As a cultural enthusiast, I find it exciting how the Indian culture is not bound by political boundaries. Malaysia is a great example. I knew vaguely about the country’s South Indian cultural connection and had a craving to know more. A visit to the beautiful country was due for sure.
The holiday season brings a lot of exciting offers for travellers, and thanks to Malaysian Airlines, my flight was smooth, budget friendly, and hassle-free. After a bit of research for easy booking hotel online I opted to stay at the wonderful One World Hotel. You can book one world hotel here
The modern states of India and Malaysia share a long history, from old history trade and territorial relations, to the modern British imperialism. From the time of Pallava Kings, and maybe before that, there has been a steady interaction between the people of the Indian subcontinent and the Malay.
Although, there is evidence from the early centuries of people from the southern India, particularly the Tamils, migrating to the Malay peninsula, the present Indian population there is mainly made up of direct descendants of those taken as soldiers and labourers during the British rule.
Even today, the Malaysian-Indians, making more than 7% of the population, remain working class by engaging mainly in blue-collar jobs. A substantial share of professionals, especially that of doctors (almost 25 percent), is also contributed by people of Indian heritage.
Tamil Hindus make up for most of the 2 million Indians, so in areas like Selangor, or Penang, it’s not uncommon to see people dressed in sarongs, speaking both Tamil Bahasa and Malaysia fluently.
The Malay term Peranakans loosely translates to ‘born of’. It is used to refer to peoples who are descendants of centuries-old immigrants. In addition to the Chinese Peranakans, there are the Tamil, Jawi, and Eurasian Peranakans.
Chittis, also called Tamil Peranakans, are a closely-knit community of a few thousand people. Descendants of Tamil traders that came during the 18th century, stayed back and married local women. Today, the Chittis, although still Hindus, reside mainly in the Melaka region, and demonstrate physical and cultural features of their Indochinese fore-mothers.

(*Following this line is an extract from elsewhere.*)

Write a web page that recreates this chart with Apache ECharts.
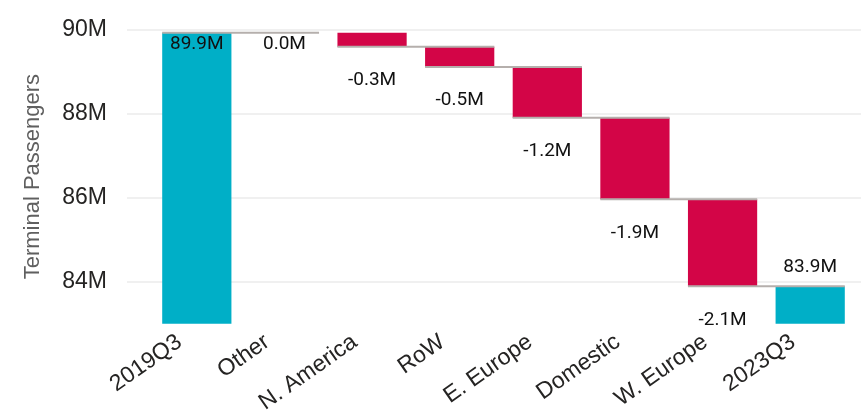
<!DOCTYPE html>
<html>
<head>
<meta charset="utf-8">
<script src="https://cdn.jsdelivr.net/npm/echarts@6/dist/echarts.min.js"></script>
<style>
    html, body { margin: 0; padding: 0; background: #fff; }
    #chart { width: 861px; height: 413px; }
</style>
</head>
<body>
<div id="chart"></div>
<script>
// categories and values (millions)
var categories = ["2019Q3", "Other", "N. America", "RoW", "E. Europe", "Domestic", "W. Europe", "2023Q3"];
var values = [89.92, 0.00, -0.33, -0.48, -1.21, -1.94, -2.07, 83.89];
var isTotal = [true, false, false, false, false, false, false, true];
var yTicks = [84, 86, 88, 90];

var totalColor = "#00AFC7";
var downColor = "#D30547";
var upColor = "#00AFC7";

var chart = echarts.init(document.getElementById("chart"));

// build stack: transparent base + visible part
var baseData = [], barData = [], lineData = [];
var level = 0;
for (var i = 0; i < categories.length; i++) {
    var v = values[i];
    var lbl;
    if (isTotal[i]) {
        level = v;
        baseData.push(0);
        lbl = i == 0 ? { position: "insideTop", distance: 2 } : { position: "top", distance: 10 };
        barData.push({ value: v, itemStyle: { color: totalColor }, label: lbl });
    } else {
        var next = level + v;
        baseData.push(Math.min(level, next));
        if (Math.abs(v) < 0.05) {
            lbl = { position: "insideTop", distance: 2 };
        } else if (v < 0) {
            lbl = { position: "bottom", distance: 24 };
        } else {
            lbl = { position: "top", distance: 24 };
        }
        barData.push({ value: Math.abs(v), itemStyle: { color: v < 0 ? downColor : upColor }, label: lbl });
        level = next;
    }
    // connector from this bar to the next one
    if (i < categories.length - 1 && (isTotal[i] || Math.abs(v) >= 0.05)) {
        lineData.push([i, level]);
    }
}

var options = {
    animation: false,
    grid: [
        { left: 153, right: 7, top: 29.5, bottom: 89.3, outerBoundsMode: "none", containLabel: false },
        { left: 127, right: 0, top: 29.5, bottom: 89.3, outerBoundsMode: "none", containLabel: false }
    ],
    xAxis: [
        {
            type: "category",
            gridIndex: 0,
            data: categories,
            axisLine: { show: false },
            axisTick: { show: false },
            axisLabel: {
                interval: 0,
                rotate: 35,
                margin: 4,
                padding: [0, 21, 0, 0],
                fontFamily: "Liberation Sans",
                fontSize: 23,
                color: "#252423"
            }
        },
        { type: "value", gridIndex: 1, show: false, min: 0, max: 1 }
    ],
    yAxis: [
        { type: "value", gridIndex: 0, min: 83, max: 90, show: false },
        {
            type: "value",
            gridIndex: 1,
            min: 83,
            max: 90,
            interval: 1,
            name: "Terminal Passengers",
            nameLocation: "middle",
            nameGap: 83,
            nameTextStyle: { fontFamily: "Liberation Sans", fontSize: 22, color: "#5F5F5F" },
            axisLine: { show: false },
            axisTick: { show: false },
            axisLabel: {
                margin: 20,
                fontFamily: "Liberation Sans",
                fontSize: 23,
                color: "#252423",
                formatter: function (val) {
                    return yTicks.indexOf(val) >= 0 ? val + "M" : "";
                }
            },
            splitLine: {
                lineStyle: { color: ["rgba(0,0,0,0)", "#EBEBEB"], width: 1.5 }
            }
        }
    ],
    series: [
        {
            name: "base",
            type: "bar",
            stack: "wf",
            xAxisIndex: 0,
            yAxisIndex: 0,
            barWidth: "79%",
            itemStyle: { color: "rgba(0,0,0,0)" },
            emphasis: { disabled: true },
            data: baseData
        },
        {
            name: "change",
            type: "bar",
            stack: "wf",
            xAxisIndex: 0,
            yAxisIndex: 0,
            barWidth: "79%",
            label: {
                show: true,
                fontFamily: "Roboto",
                fontSize: 19,
                color: "#111111",
                formatter: function (p) {
                    var v = values[p.dataIndex];
                    return (v < 0 ? "-" : "") + Math.abs(v).toFixed(1) + "M";
                }
            },
            data: barData
        },
        {
            name: "connector",
            type: "custom",
            xAxisIndex: 0,
            yAxisIndex: 0,
            z: 5,
            renderItem: function (params, api) {
                var p = api.coord([api.value(0), api.value(1)]);
                var band = api.size([1, 0])[0];
                var w = band * 0.79;
                return {
                    type: "line",
                    shape: { x1: p[0] - w / 2, y1: p[1], x2: p[0] + band + w / 2, y2: p[1] },
                    style: { stroke: "#B5AFAC", lineWidth: 2 }
                };
            },
            data: lineData
        }
    ]
};
chart.setOption(options, true);
</script>
</body>
</html>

Jawi Peranakans, on the other hand, are descendants to Tamil-Muslim and Malay parents. The term, however, is also used to refer to those of Arab parentage. Jawi is an Arabic word used for South Asian Muslims. This shrinking elite community was once highly influential in commerce of the region during the 18th and 19th centuries.
Thaipusam festival is a true celebration of the Malaysian-Indian cultural heritage. The festivities are organized in honour of Lord Murugan (also known as Kartikeya) and take place at Batu Caves, in Selangor. Devotees congregate from throughout Malaysia. Many carry Kavadis– heavy tableaus worn around waist that are meant to serve as self-retribution of misdeeds- while others subject themselves to cheek or tongue piercings, in show of enduring devotion to God. Deepavali is also a major festival for the Malaysia-Indians and is a national holiday.
Shared history means that the countries will be forever connected by the Indian-origin diaspora and its unique culture, which is a confluence of Malaysian and Indian practices.